Direction>
Repeat every line of the data exactly, but not the pictures.

+--

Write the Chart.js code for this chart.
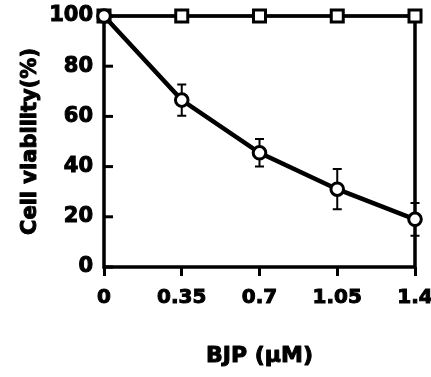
<!DOCTYPE html>
<html><head><meta charset="utf-8">
<script src="https://cdn.jsdelivr.net/npm/chart.js@4"></script>
<style>html,body{margin:0;padding:0;background:#fff}#wrap{width:431px;height:377px}</style>
</head><body><div id="wrap"><canvas id="c" width="431" height="377"></canvas></div>
<script>
const doses = [0, 0.35, 0.7, 1.05, 1.4];
const controlValues = [100, 100, 100, 100, 100];
const bjpValues = [100, 66.5, 45.5, 31, 19];
const bjpErrors = [0, 6.2, 5.5, 8, 6.5];
const xTickLabels = ['0', '0.35', '0.7', '1.05', '1.4'];
const yTickValues = [0, 20, 40, 60, 80, 100];
const xTitle = 'BJP (\u03bcM)';
const yTitle = 'Cell viability(%)';

const FONT = '"DejaVu Sans", sans-serif';

function heavyText(ctx, text, x, y, size, rot) {
  ctx.save();
  ctx.translate(x, y);
  if (rot) ctx.rotate(rot);
  ctx.font = 'bold ' + size + 'px ' + FONT;
  ctx.textAlign = 'center';
  ctx.textBaseline = 'middle';
  ctx.fillStyle = '#000';
  ctx.strokeStyle = '#000';
  ctx.lineWidth = 1;
  ctx.lineJoin = 'round';
  ctx.fillText(text, 0, 0);
  ctx.strokeText(text, 0, 0);
  ctx.restore();
}

const framePlugin = {
  id: 'frame',
  beforeDatasetsDraw(chart) {
    const {ctx, chartArea: a, scales: {x, y}} = chart;
    ctx.save();
    ctx.strokeStyle = '#000';
    ctx.lineWidth = 3.5;
    ctx.strokeRect(a.left, a.top, a.right - a.left, a.bottom - a.top);
    ctx.lineWidth = 3;
    yTickValues.forEach(v => {
      const py = y.getPixelForValue(v);
      ctx.beginPath(); ctx.moveTo(a.left, py); ctx.lineTo(a.left + 9, py); ctx.stroke();
    });
    ctx.lineWidth = 2;
    doses.forEach((d, i) => {
      if (!bjpErrors[i]) return;
      const px = x.getPixelForValue(d);
      const hi = y.getPixelForValue(bjpValues[i] + bjpErrors[i]);
      const lo = y.getPixelForValue(bjpValues[i] - bjpErrors[i]);
      ctx.beginPath();
      ctx.moveTo(px, hi); ctx.lineTo(px, lo);
      ctx.moveTo(px - 4.5, hi); ctx.lineTo(px + 4.5, hi);
      ctx.moveTo(px - 4.5, lo); ctx.lineTo(px + 4.5, lo);
      ctx.stroke();
    });
    ctx.restore();
  },
  afterDraw(chart) {
    const {ctx, chartArea: a} = chart;
    heavyText(ctx, xTitle, (a.left + a.right) / 2, 356, 22, 0);
    heavyText(ctx, yTitle, 31, (a.top + a.bottom) / 2, 21, -Math.PI / 2);
  }
};

new Chart(document.getElementById('c'), {
  type: 'line',
  data: {
    datasets: [
      {
        label: 'BJP',
        data: doses.map((d, i) => ({x: d, y: bjpValues[i]})),
        borderColor: '#000', borderWidth: 4.5,
        pointStyle: 'circle', pointRadius: 6.3, pointBorderWidth: 3,
        pointBackgroundColor: '#fff', pointBorderColor: '#000',
        tension: 0, clip: false, order: 1
      },
      {
        label: 'Control',
        data: doses.map((d, i) => ({x: d, y: controlValues[i]})),
        borderColor: '#000', borderWidth: 3,
        pointStyle: 'rect', pointRadius: 8.5, pointBorderWidth: 3,
        pointBackgroundColor: '#fff', pointBorderColor: '#000',
        tension: 0, clip: false, order: 2
      }
    ]
  },
  options: {
    responsive: false, animation: false,
    layout: {padding: {left: 0, right: 16, top: 16, bottom: 0}},
    plugins: {legend: {display: false}, tooltip: {enabled: false}},
    scales: {
      x: {
        type: 'linear', min: 0, max: 1.4,
        afterBuildTicks: s => { s.ticks = doses.map(v => ({value: v})); },
        afterFit: s => { s.height = 110; s.paddingLeft = 0; s.paddingRight = 0; },
        ticks: {
          autoSkip: false, maxRotation: 0, color: '#000', padding: 10,
          textStrokeColor: '#000', textStrokeWidth: 1,
          font: {family: FONT, size: 20, weight: 'bold'},
          callback: (v, i) => xTickLabels[i]
        },
        grid: {display: true, drawOnChartArea: false, drawTicks: true, tickLength: 9, color: '#000', lineWidth: 3},
        border: {display: false}
      },
      y: {
        type: 'linear', min: 0, max: 100,
        afterBuildTicks: s => { s.ticks = yTickValues.map(v => ({value: v})); },
        afterFit: s => { s.width = 104; s.paddingTop = 0; s.paddingBottom = 0; },
        ticks: {
          color: '#000', padding: 11,
          textStrokeColor: '#000', textStrokeWidth: 1,
          font: {family: FONT, size: 21, weight: 'bold'},
          callback: v => String(v)
        },
        grid: {display: true, drawOnChartArea: false, drawTicks: false},
        border: {display: false}
      }
    }
  },
  plugins: [framePlugin]
});
</script>
</body></html>
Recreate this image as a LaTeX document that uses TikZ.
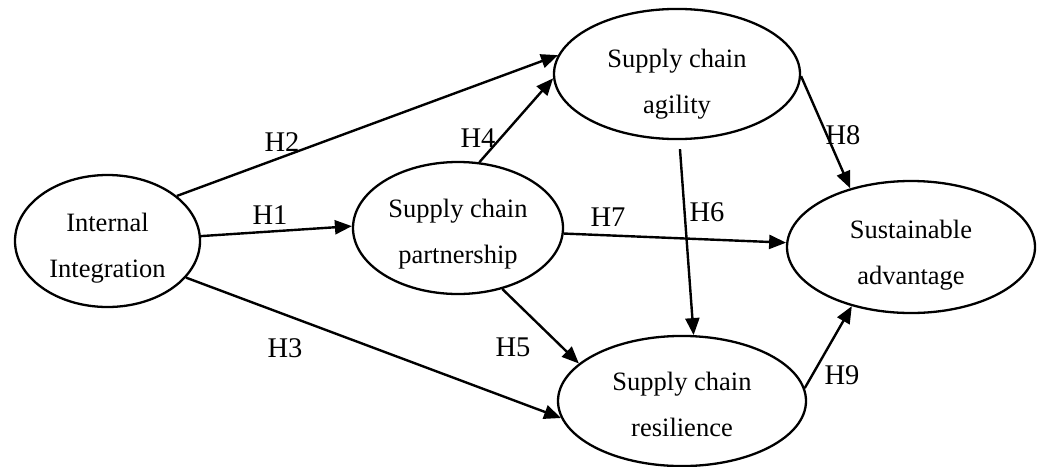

+--

Full response>
Write the Chart.js code for this chart.
<!DOCTYPE html>
<html><head><meta charset="utf-8">
<script src="https://cdn.jsdelivr.net/npm/chart.js@4"></script>
<style>html,body{margin:0;padding:0;background:#fff}#wrap{width:431px;height:377px}</style>
</head><body><div id="wrap"><canvas id="c" width="431" height="377"></canvas></div>
<script>
const doses = [0, 0.35, 0.7, 1.05, 1.4];
const controlValues = [100, 100, 100, 100, 100];
const bjpValues = [100, 66.5, 45.5, 31, 19];
const bjpErrors = [0, 6.2, 5.5, 8, 6.5];
const xTickLabels = ['0', '0.35', '0.7', '1.05', '1.4'];
const yTickValues = [0, 20, 40, 60, 80, 100];
const xTitle = 'BJP (\u03bcM)';
const yTitle = 'Cell viability(%)';

const FONT = '"DejaVu Sans", sans-serif';

function heavyText(ctx, text, x, y, size, rot) {
  ctx.save();
  ctx.translate(x, y);
  if (rot) ctx.rotate(rot);
  ctx.font = 'bold ' + size + 'px ' + FONT;
  ctx.textAlign = 'center';
  ctx.textBaseline = 'middle';
  ctx.fillStyle = '#000';
  ctx.strokeStyle = '#000';
  ctx.lineWidth = 1;
  ctx.lineJoin = 'round';
  ctx.fillText(text, 0, 0);
  ctx.strokeText(text, 0, 0);
  ctx.restore();
}

const framePlugin = {
  id: 'frame',
  beforeDatasetsDraw(chart) {
    const {ctx, chartArea: a, scales: {x, y}} = chart;
    ctx.save();
    ctx.strokeStyle = '#000';
    ctx.lineWidth = 3.5;
    ctx.strokeRect(a.left, a.top, a.right - a.left, a.bottom - a.top);
    ctx.lineWidth = 3;
    yTickValues.forEach(v => {
      const py = y.getPixelForValue(v);
      ctx.beginPath(); ctx.moveTo(a.left, py); ctx.lineTo(a.left + 9, py); ctx.stroke();
    });
    ctx.lineWidth = 2;
    doses.forEach((d, i) => {
      if (!bjpErrors[i]) return;
      const px = x.getPixelForValue(d);
      const hi = y.getPixelForValue(bjpValues[i] + bjpErrors[i]);
      const lo = y.getPixelForValue(bjpValues[i] - bjpErrors[i]);
      ctx.beginPath();
      ctx.moveTo(px, hi); ctx.lineTo(px, lo);
      ctx.moveTo(px - 4.5, hi); ctx.lineTo(px + 4.5, hi);
      ctx.moveTo(px - 4.5, lo); ctx.lineTo(px + 4.5, lo);
      ctx.stroke();
    });
    ctx.restore();
  },
  afterDraw(chart) {
    const {ctx, chartArea: a} = chart;
    heavyText(ctx, xTitle, (a.left + a.right) / 2, 356, 22, 0);
    heavyText(ctx, yTitle, 31, (a.top + a.bottom) / 2, 21, -Math.PI / 2);
  }
};

new Chart(document.getElementById('c'), {
  type: 'line',
  data: {
    datasets: [
      {
        label: 'BJP',
        data: doses.map((d, i) => ({x: d, y: bjpValues[i]})),
        borderColor: '#000', borderWidth: 4.5,
        pointStyle: 'circle', pointRadius: 6.3, pointBorderWidth: 3,
        pointBackgroundColor: '#fff', pointBorderColor: '#000',
        tension: 0, clip: false, order: 1
      },
      {
        label: 'Control',
        data: doses.map((d, i) => ({x: d, y: controlValues[i]})),
        borderColor: '#000', borderWidth: 3,
        pointStyle: 'rect', pointRadius: 8.5, pointBorderWidth: 3,
        pointBackgroundColor: '#fff', pointBorderColor: '#000',
        tension: 0, clip: false, order: 2
      }
    ]
  },
  options: {
    responsive: false, animation: false,
    layout: {padding: {left: 0, right: 16, top: 16, bottom: 0}},
    plugins: {legend: {display: false}, tooltip: {enabled: false}},
    scales: {
      x: {
        type: 'linear', min: 0, max: 1.4,
        afterBuildTicks: s => { s.ticks = doses.map(v => ({value: v})); },
        afterFit: s => { s.height = 110; s.paddingLeft = 0; s.paddingRight = 0; },
        ticks: {
          autoSkip: false, maxRotation: 0, color: '#000', padding: 10,
          textStrokeColor: '#000', textStrokeWidth: 1,
          font: {family: FONT, size: 20, weight: 'bold'},
          callback: (v, i) => xTickLabels[i]
        },
        grid: {display: true, drawOnChartArea: false, drawTicks: true, tickLength: 9, color: '#000', lineWidth: 3},
        border: {display: false}
      },
      y: {
        type: 'linear', min: 0, max: 100,
        afterBuildTicks: s => { s.ticks = yTickValues.map(v => ({value: v})); },
        afterFit: s => { s.width = 104; s.paddingTop = 0; s.paddingBottom = 0; },
        ticks: {
          color: '#000', padding: 11,
          textStrokeColor: '#000', textStrokeWidth: 1,
          font: {family: FONT, size: 21, weight: 'bold'},
          callback: v => String(v)
        },
        grid: {display: true, drawOnChartArea: false, drawTicks: false},
        border: {display: false}
      }
    }
  },
  plugins: [framePlugin]
});
</script>
</body></html>
Recreate this image as a LaTeX document that uses TikZ.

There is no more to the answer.